Study of the (Ti0,25Nb0,75)Mn2 alloy for hydrogen storage

Abstract

The widespread use of fossil fuels raises concerns in a scenario of increasing energy demand and environmental impacts. Hydrogen presents promising characteristics for a sustainable economy, being an energy carrier that can be produced through water electrolysis using energy obtained from renewable sources, and its combustion results only in water. However, efficient and safe hydrogen storage is still a challenge due to its low volumetric density. Among the existing options, considering gaseous and liquid states, hydrogen storage in the solid state through metal hydrides (MHs) has advantages such as greater safety and higher volumetric density among the methods. Various MH systems are extensively studied, including Laves phases (AB2), which are known to reversibly absorb hydrogen with fast kinetics under moderate temperature and pressure conditions.

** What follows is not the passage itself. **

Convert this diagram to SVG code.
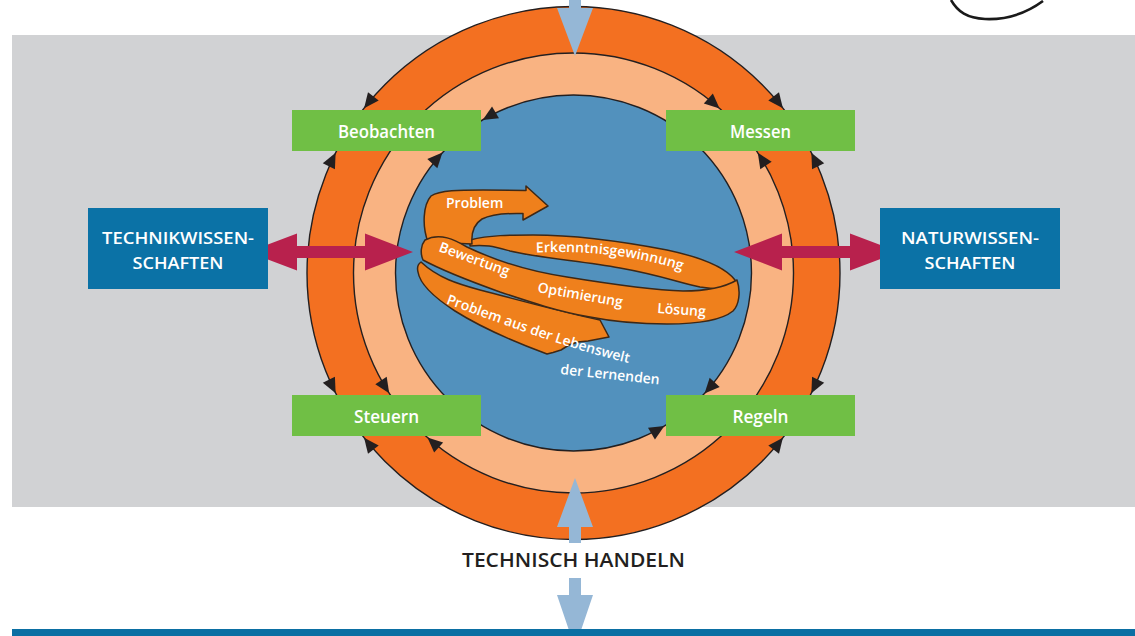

The design of alloys for hydrogen storage involves empirical and thermodynamic methods for determining monophasic compositions as a simplifying aspect and thermodynamic models for calculating pressure-composition-temperature (PCT) diagrams that are closely related to the application conditions of hydrides. With this in mind, the objective of this scientific initiation research project is to produce, structurally characterize, and evaluate the hydrogen storage properties of an alloy from the (Ti,Nb)Mn2 system with a C14-type Laves phase structure and a composition selected based on design methods, aiming for a monophasic alloy with reversibility at room temperature.